▶ _Exercise prompt_
Retype only the lines running from the line that contains "What Plotly code" to the line that contains "0.01167, 3.02e-3, 7.82e-4, 2.02e-4, 1.18e-4]", inclusive, and leave the pictures behind.

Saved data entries
====
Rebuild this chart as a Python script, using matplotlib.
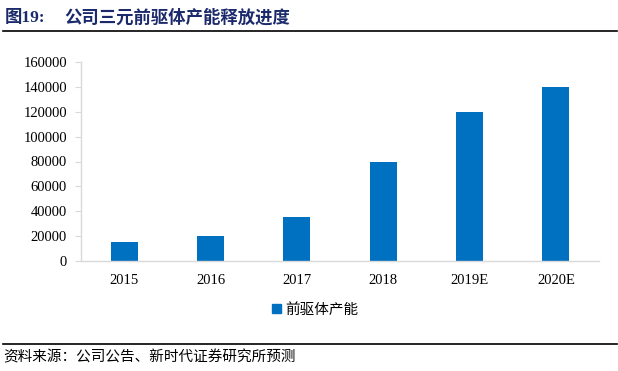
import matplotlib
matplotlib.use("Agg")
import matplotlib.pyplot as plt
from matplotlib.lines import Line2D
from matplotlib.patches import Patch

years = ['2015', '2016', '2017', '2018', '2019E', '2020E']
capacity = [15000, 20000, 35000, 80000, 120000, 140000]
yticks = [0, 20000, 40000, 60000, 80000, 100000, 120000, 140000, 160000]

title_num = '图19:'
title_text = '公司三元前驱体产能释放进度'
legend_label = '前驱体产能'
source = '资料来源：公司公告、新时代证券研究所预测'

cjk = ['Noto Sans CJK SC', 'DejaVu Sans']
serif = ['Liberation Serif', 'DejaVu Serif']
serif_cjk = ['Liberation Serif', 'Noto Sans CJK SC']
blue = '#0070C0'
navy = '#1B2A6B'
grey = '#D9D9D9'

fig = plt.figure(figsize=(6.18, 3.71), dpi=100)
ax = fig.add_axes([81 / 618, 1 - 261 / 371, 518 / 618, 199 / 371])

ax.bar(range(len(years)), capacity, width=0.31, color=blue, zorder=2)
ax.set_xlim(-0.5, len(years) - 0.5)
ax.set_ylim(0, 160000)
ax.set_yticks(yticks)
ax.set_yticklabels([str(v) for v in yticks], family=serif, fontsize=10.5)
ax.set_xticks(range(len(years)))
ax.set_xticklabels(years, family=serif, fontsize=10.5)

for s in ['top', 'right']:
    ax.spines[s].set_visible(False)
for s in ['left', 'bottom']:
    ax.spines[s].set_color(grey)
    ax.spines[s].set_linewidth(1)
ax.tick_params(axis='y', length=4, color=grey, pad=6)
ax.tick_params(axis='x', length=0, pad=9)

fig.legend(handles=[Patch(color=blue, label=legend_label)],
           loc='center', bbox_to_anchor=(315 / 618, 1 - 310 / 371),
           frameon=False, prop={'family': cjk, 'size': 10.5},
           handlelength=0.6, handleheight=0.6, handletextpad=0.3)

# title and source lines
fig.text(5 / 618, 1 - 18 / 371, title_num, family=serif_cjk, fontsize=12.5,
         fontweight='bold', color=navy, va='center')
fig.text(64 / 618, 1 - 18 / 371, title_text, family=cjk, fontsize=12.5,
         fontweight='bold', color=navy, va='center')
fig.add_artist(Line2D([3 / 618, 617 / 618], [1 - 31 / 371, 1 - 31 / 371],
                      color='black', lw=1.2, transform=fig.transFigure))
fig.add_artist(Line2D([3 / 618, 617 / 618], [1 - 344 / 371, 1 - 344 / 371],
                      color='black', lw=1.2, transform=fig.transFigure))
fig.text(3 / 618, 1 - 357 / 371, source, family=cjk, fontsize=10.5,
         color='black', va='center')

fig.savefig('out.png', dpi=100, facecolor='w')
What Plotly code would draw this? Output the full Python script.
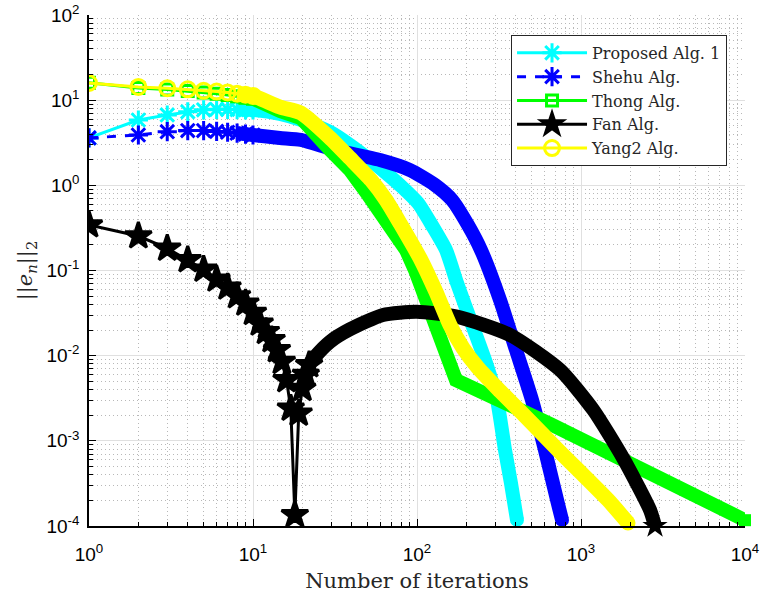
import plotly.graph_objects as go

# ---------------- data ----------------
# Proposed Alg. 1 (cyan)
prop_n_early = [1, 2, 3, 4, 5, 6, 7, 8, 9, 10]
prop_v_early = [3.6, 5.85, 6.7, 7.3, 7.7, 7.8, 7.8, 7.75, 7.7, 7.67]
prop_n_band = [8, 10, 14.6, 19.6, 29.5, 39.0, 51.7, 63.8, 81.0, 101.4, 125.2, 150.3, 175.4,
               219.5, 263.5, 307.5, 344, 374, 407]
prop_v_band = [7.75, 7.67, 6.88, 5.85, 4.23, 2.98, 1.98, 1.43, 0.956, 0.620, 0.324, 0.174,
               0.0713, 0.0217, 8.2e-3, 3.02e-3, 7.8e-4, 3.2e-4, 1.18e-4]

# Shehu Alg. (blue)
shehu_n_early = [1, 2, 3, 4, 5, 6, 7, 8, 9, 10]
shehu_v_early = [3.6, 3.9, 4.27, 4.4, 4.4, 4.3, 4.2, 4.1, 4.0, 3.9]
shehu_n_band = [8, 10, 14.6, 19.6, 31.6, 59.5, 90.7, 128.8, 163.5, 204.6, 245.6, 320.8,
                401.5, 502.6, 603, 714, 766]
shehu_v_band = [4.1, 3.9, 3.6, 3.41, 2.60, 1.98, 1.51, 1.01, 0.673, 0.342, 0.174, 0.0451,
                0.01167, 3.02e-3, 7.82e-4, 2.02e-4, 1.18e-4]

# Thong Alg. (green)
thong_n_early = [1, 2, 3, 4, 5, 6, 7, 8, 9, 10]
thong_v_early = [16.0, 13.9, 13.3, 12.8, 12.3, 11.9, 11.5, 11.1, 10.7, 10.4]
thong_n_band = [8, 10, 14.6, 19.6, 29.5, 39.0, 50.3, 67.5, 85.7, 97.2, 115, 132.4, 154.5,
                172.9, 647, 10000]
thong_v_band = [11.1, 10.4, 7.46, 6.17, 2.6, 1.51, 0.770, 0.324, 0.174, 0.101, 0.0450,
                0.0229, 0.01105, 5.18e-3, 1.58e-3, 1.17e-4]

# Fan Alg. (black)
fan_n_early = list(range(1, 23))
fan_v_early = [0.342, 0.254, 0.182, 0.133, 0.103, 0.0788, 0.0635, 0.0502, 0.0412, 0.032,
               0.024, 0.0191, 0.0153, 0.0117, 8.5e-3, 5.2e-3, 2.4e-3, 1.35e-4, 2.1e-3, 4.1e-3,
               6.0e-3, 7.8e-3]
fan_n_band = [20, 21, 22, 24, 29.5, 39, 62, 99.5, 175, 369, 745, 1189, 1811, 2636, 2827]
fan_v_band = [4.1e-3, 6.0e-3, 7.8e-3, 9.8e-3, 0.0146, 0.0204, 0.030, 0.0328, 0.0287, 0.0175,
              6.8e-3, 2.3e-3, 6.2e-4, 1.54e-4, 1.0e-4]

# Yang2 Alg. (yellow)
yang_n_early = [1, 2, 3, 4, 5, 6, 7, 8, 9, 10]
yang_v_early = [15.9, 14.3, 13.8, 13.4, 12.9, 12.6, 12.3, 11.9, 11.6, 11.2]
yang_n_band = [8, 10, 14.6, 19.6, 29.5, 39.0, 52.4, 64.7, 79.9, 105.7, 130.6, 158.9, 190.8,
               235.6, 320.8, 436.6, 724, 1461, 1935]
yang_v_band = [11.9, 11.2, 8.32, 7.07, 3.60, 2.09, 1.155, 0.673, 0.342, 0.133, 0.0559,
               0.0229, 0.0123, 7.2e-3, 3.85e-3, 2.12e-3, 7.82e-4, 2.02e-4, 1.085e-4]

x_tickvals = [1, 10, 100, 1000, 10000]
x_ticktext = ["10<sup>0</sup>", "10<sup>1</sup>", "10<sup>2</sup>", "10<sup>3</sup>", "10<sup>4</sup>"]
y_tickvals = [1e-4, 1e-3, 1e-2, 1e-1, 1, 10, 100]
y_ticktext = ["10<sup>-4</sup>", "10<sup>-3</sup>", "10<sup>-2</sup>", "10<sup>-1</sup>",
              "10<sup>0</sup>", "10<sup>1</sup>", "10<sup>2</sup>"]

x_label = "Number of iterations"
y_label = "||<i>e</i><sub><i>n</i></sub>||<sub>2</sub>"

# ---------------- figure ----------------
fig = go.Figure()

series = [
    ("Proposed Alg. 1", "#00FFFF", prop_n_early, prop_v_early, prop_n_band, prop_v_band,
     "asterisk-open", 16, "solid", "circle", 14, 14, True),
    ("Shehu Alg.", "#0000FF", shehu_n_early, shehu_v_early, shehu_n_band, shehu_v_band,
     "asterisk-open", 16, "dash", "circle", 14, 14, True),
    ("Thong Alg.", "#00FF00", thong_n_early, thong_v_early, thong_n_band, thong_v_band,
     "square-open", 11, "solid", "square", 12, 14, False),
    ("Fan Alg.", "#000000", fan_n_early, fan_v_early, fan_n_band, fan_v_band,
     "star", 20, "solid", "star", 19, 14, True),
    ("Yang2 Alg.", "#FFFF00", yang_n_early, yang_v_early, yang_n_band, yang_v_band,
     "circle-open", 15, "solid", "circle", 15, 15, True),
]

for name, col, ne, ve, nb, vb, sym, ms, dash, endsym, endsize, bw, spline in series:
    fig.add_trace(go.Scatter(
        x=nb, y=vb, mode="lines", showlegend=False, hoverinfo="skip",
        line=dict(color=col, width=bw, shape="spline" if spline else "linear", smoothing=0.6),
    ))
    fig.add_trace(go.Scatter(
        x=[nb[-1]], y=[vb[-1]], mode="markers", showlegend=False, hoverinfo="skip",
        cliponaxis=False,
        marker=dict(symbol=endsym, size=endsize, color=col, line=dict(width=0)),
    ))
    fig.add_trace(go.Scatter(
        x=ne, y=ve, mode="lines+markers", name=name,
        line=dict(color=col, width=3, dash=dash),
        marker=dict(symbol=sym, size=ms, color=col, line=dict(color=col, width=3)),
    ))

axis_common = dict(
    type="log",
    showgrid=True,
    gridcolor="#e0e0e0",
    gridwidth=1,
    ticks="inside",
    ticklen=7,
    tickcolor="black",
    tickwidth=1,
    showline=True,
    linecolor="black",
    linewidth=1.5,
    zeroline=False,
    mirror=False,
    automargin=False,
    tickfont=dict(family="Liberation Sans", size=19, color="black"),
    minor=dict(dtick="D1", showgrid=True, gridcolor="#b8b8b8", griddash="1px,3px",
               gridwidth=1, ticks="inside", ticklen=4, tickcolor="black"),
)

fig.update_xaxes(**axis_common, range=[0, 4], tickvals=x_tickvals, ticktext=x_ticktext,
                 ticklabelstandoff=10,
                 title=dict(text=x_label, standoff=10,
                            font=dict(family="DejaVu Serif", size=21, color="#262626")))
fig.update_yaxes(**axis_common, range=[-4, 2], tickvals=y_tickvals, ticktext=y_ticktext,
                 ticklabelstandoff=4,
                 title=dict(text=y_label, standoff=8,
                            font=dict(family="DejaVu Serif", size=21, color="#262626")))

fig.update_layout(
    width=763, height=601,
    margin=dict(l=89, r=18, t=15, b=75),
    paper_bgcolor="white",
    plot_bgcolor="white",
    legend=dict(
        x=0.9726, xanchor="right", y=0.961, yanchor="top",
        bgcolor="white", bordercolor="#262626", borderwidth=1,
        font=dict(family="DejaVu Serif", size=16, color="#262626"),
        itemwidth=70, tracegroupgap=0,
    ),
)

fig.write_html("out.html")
====
▶ _Answer for this exercise_
What Plotly code would draw this? Output the full Python script.
import plotly.graph_objects as go

# ---------------- data ----------------
# Proposed Alg. 1 (cyan)
prop_n_early = [1, 2, 3, 4, 5, 6, 7, 8, 9, 10]
prop_v_early = [3.6, 5.85, 6.7, 7.3, 7.7, 7.8, 7.8, 7.75, 7.7, 7.67]
prop_n_band = [8, 10, 14.6, 19.6, 29.5, 39.0, 51.7, 63.8, 81.0, 101.4, 125.2, 150.3, 175.4,
               219.5, 263.5, 307.5, 344, 374, 407]
prop_v_band = [7.75, 7.67, 6.88, 5.85, 4.23, 2.98, 1.98, 1.43, 0.956, 0.620, 0.324, 0.174,
               0.0713, 0.0217, 8.2e-3, 3.02e-3, 7.8e-4, 3.2e-4, 1.18e-4]

# Shehu Alg. (blue)
shehu_n_early = [1, 2, 3, 4, 5, 6, 7, 8, 9, 10]
shehu_v_early = [3.6, 3.9, 4.27, 4.4, 4.4, 4.3, 4.2, 4.1, 4.0, 3.9]
shehu_n_band = [8, 10, 14.6, 19.6, 31.6, 59.5, 90.7, 128.8, 163.5, 204.6, 245.6, 320.8,
                401.5, 502.6, 603, 714, 766]
shehu_v_band = [4.1, 3.9, 3.6, 3.41, 2.60, 1.98, 1.51, 1.01, 0.673, 0.342, 0.174, 0.0451,
                0.01167, 3.02e-3, 7.82e-4, 2.02e-4, 1.18e-4]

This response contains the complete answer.